La cosa che può apparire sconcertante è che ci credevo sul serio e non è mai passata neppure una volta per l’anticamera del mio cervello, la strisciante serpe del sospetto. Oggi di anni ne ho un sacco di più e se mio marito dopo quasi sei lustri di matrimonio pronunciasse quelle stesse parole, sorriderei con infinita tenerezza continuando a crederci, pur cogliendone l’essenza di pacata e meno ardita sfumatura. Ma non avrei ugualmente motivo di dubitarne.

Se a una ragazza o a un ragazzo il partner racconta qualcosa di sé o fa progetti futuri, senza che l’altro lo pressi o lo induca a pianificare, non vedo perché titubare sull’autenticità dell’intenzione dichiarata.

Ma ne ho sentiti di casi in cui appena dopo essersi giurati amore eterno, ognuno aveva le sue storie, i suoi disegni che non coinvolgevano minimamente la controparte, o più romanticamente l’altra metà del cielo...

Perché allora sprecare tempo, fiato, parole se va ricercato sempre e comunque un senso remoto e secondario in ogni frase o discorso?

Forse nonostante l’età sono rimasta un’ingenua incallita. O forse ai miei tempi i rapporti erano dal vivo, “in diretta”, circoscritti in un ambito ameno, dove ci si frequentava, ci si conosceva bene e risultava più difficile barare con le parole. Beninteso, anche allora si prendevano certi abbagli, ma era tutto diverso…

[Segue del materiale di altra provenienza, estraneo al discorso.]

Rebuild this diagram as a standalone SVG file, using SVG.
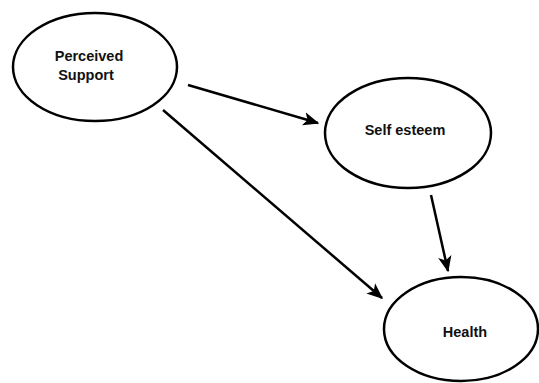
<svg xmlns="http://www.w3.org/2000/svg" width="539" height="383" viewBox="0 0 539 383">
<style>
.node{fill:#fff;stroke:#000;stroke-width:2.5}
.lbl{font-family:"Liberation Sans",Arial,sans-serif;font-size:14.5px;font-weight:bold;fill:#111;text-anchor:middle}
.edge{stroke:#000;stroke-width:2.5;fill:none}
</style>
<defs>
<marker id="ah" viewBox="0 0 12 10" refX="11" refY="5" markerWidth="6.5" markerHeight="5.5" orient="auto" markerUnits="strokeWidth">
<path d="M0,0 L12,5 L0,10 L3,5 Z" fill="#000"/>
</marker>
</defs>
<rect width="539" height="383" fill="#fff"/>
<g id="edges">
<line class="edge" x1="188" y1="85" x2="318" y2="123" marker-end="url(#ah)"/>
<line class="edge" x1="163" y1="110" x2="382" y2="298" marker-end="url(#ah)"/>
<line class="edge" x1="431" y1="195" x2="448" y2="271" marker-end="url(#ah)"/>
</g>
<g id="perceived-support">
<ellipse class="node" cx="95" cy="67" rx="82" ry="54"/>
<text class="lbl" x="89" y="61">Perceived</text>
<text class="lbl" x="86" y="80">Support</text>
</g>
<g id="self-esteem">
<ellipse class="node" cx="408" cy="133" rx="83" ry="55"/>
<text class="lbl" x="405" y="135">Self esteem</text>
</g>
<g id="health">
<ellipse class="node" cx="461" cy="329" rx="77" ry="52"/>
<text class="lbl" x="465" y="337">Health</text>
</g>
</svg>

Nel mondo di Internet dove la cerchia di amici è enormemente più ampia, gli scambi avvengono on line, si flirta sulla chat, ci si eccita a parole, rimanendo nell’ombra. Quando s’innesca il perverso godimento del raccontarsi, del dipingersi al meglio tanto non costa nulla, del fingere di ascoltare con vivo interesse le esigenze dell’altro, magari solo per portarselo a letto, tutto si confonde e si complica.

In questo gioco al massacro, dove le parole e le illusioni di cui sono colorate si sprecano sciatte e senza prezzo, sopravvive soltanto chi è scaltro e avvezzo all’intrigo, ai loschi maneggi mentali, chi tiene al proprio tornaconto. Per gli innocenti, dall’animo candido e schietto, non c’è partita, potrebbero ritirarsi nello spogliatoio già prima del fischio d’inizio.

Ma io continuerò ad amarle, queste benedette parole, a rispettarle con riverenza e riguardo, perché mi sono amiche, mi consolano, mi coccolano e mi rendono libera.

Sanno togliere, audaci, le catene a questa mia anima indomita.